Hampshire, whose pasting of the leaders last time out had ignited hopes of a tighter race for the pennant, had an excellent chance of making it a hat-trick of wins at Edgbaston. But they ran into an obdurate seventh-wicket stand of 183 between Sam Hain and Michael Burgess, after Danny Briggs had continued a decent season with the bat as a nightwatchman.

James Vince will claim his team had the better of things across the four days – and in himself, Liam Dawson and Keith Barker, he had the match’s three outstanding players in his dressing room – but Warwickshire, winless all season, showed real fortitude to survive a fourth day that started with them 457 behind with their captain, Alex Davies, already out.

Hain’s near six-hour vigil for 111 undefeated runs was the standout, but a long hot day up against it demands a team effort. All 11 Bears can hold their heads high.

4) Bohannon brings the funk at last

In the big relegation six-pointer, Lancashire made the long trip to Canterbury full of hope and returned, a day early, full of points. If the wickets were very much down to the bowling unit’s efforts as a whole, Luke Wells again losing little in comparison to Nathan Lyon, the runs were largely thanks to his own 150 and 205 from Josh Bohannon.
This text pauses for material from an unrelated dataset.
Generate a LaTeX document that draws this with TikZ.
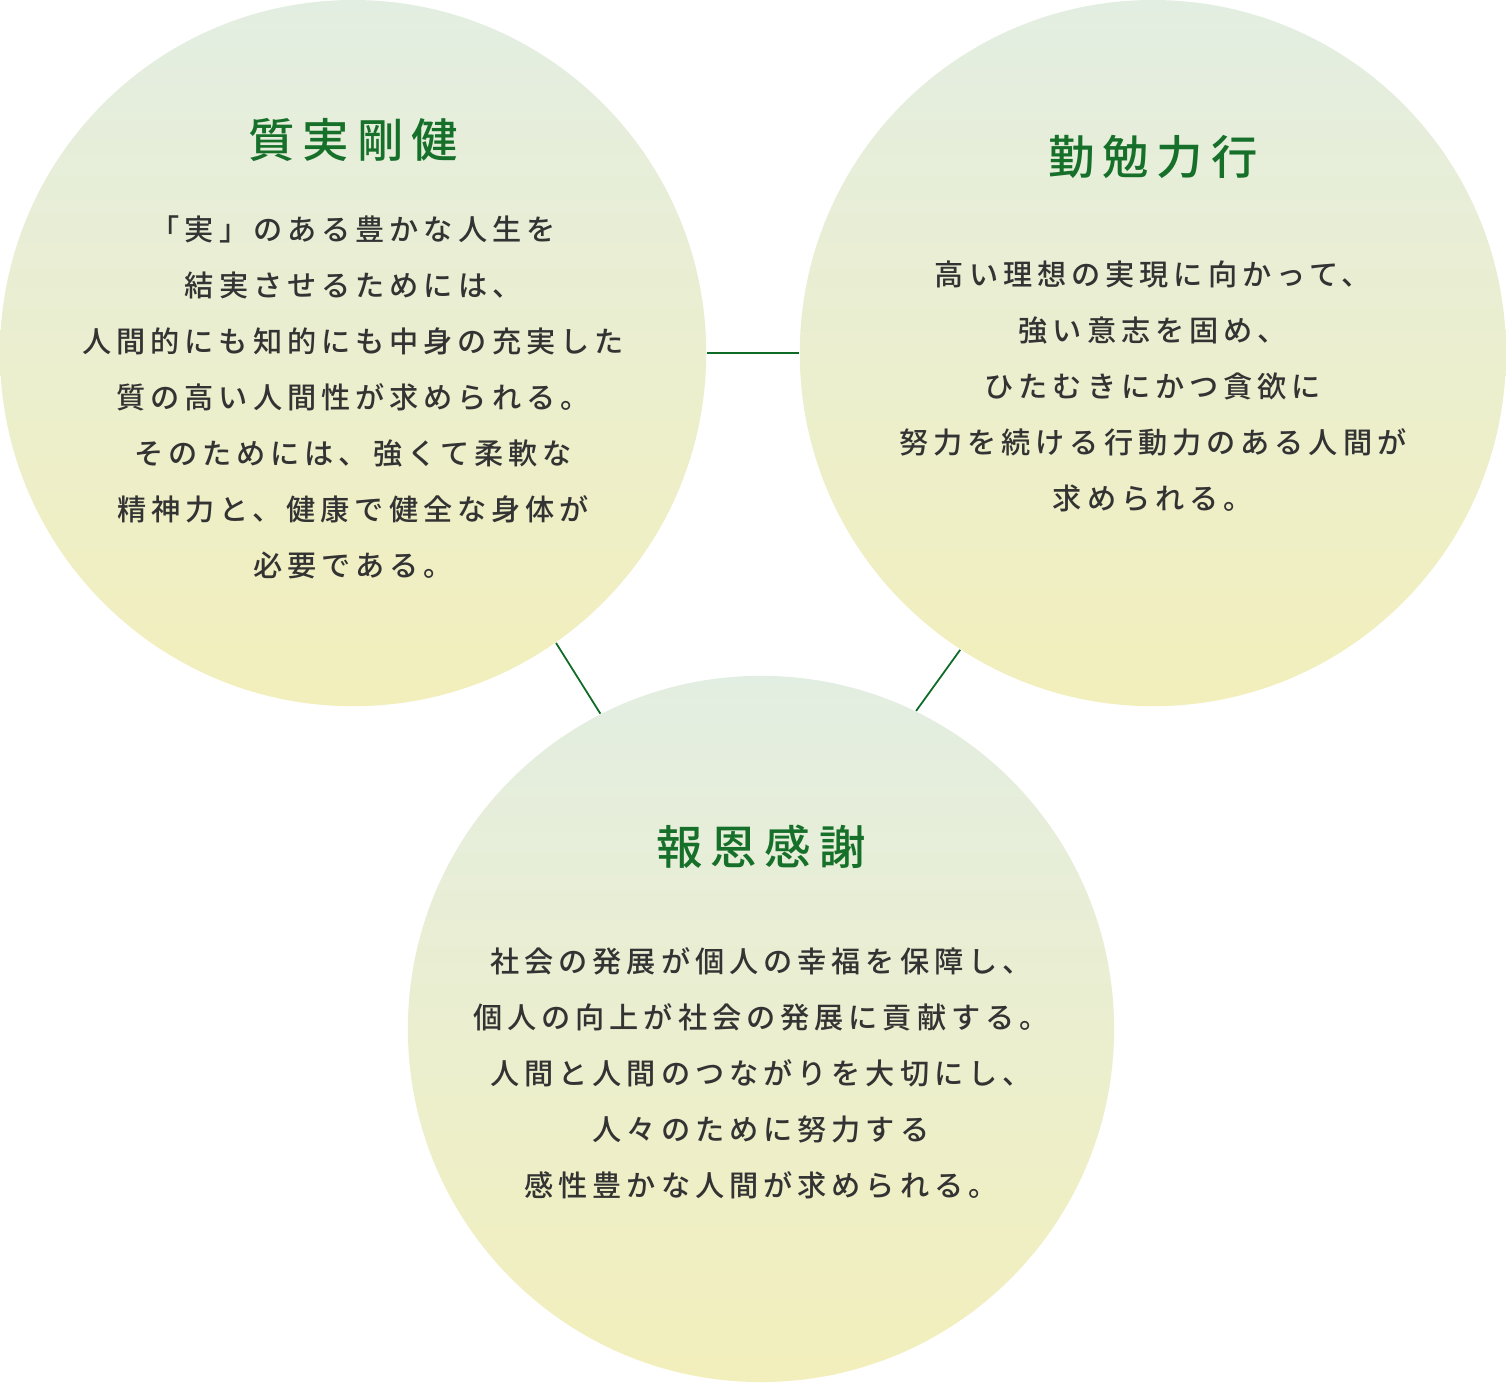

Not so long ago, Lancashire’s No 3 had a decent claim to be the next cab off the rank if a spot opened up in the Test batting order. Bazball isn’t really his thing and he has barely got it off the square in the Blast, so a double ton is a much-needed return to form in a somewhat callow Red Rose middle order. With a season average now pushing 40 and edging towards his famously high career stat of 46, a firing Bohannon is just what Lanky need to avoid the drop. If they stay up, they will go into the 2025 season with a plethora of youngsters who will be all the better for a season’s hard graft.

Josh BohannonView image in fullscreen

5) Hurricane Higgins blows Derbyshire away

Middlesex concentrated on matters on the pitch – no easy matter these days in NW8 – and produced a fine performance on a rare Lord’s strip that was not, for once, a bowlers’ graveyard.

It was a match for the all-rounders (and the almost all-rounders) as Ryan Higgins channelled his inner Darren Stevens with 163 and 67, also chipping in with four wickets for Middlesex, while his captain, Toby Roland-Jones, bagged a 50 and a fivefer as he turned back the clock. Derbyshire’s Luis Reece showed he retained plenty of his well-honed skills with a first-innings century and three wickets, but it wasn’t enough.

Middlesex have a handy cushion of 25 points to third-place Yorkshire in the quest for promotion, and will look for more output from the splendid Higgins and just enough from the bits-and-pieces men around him (there’s also Tom Helm, Josh De Caires, Ethan Bamber, Henry Brookes and Luke Hollman who might also lay claim to that backhanded compliment). Their mantra will be: make the runs and take the wickets – who gets them doesn’t matter.

In the meantime, Higgins might ask his captain whether he is really the best option to open the bowling in the second innings after already batting nearly eight hours in the match in addition to the 20 overs he got through in Derbyshire’s first dig.

6) ‘Kimber!’ And records fall

It was a well-timed declaration, Sussex taking the 10th Leicestershire wicket with 18 runs still in hand – a feather in the cap of new captain John Simpson, who had made a typically undefeated 183 in the first innings.

Not that anyone will remember those details or the result, even though it lifted Sussex to the top of Division Two. That’s because the unheralded Louis Kimber, until Wednesday the proud owner of 13 sixes in 30 first-class matches and an average in the mid 20s, had what is known as a day out – and at the seaside to boot.

Legend will tell of balls being retrieved from the beach at Hove, but the plain facts are plenty enough for now: 175 for seven to 445 all out via 243 from the visitors’ No 8, comprising 20 fours and a scarcely believable 21 sixes, one of many records annihilated in a three-hour stay of sustained carnage. That it ended in heroic failure and handshakes from relieved opponents will only endear him more to county cricket fans, for whom such poignancy is catnip.

If no one else pitches an “I know, because I was there” piece for Wisden 2025, I might try it myself, despite being 1,000 miles north. After all, the fantasy could hardly be more outlandish than the facts.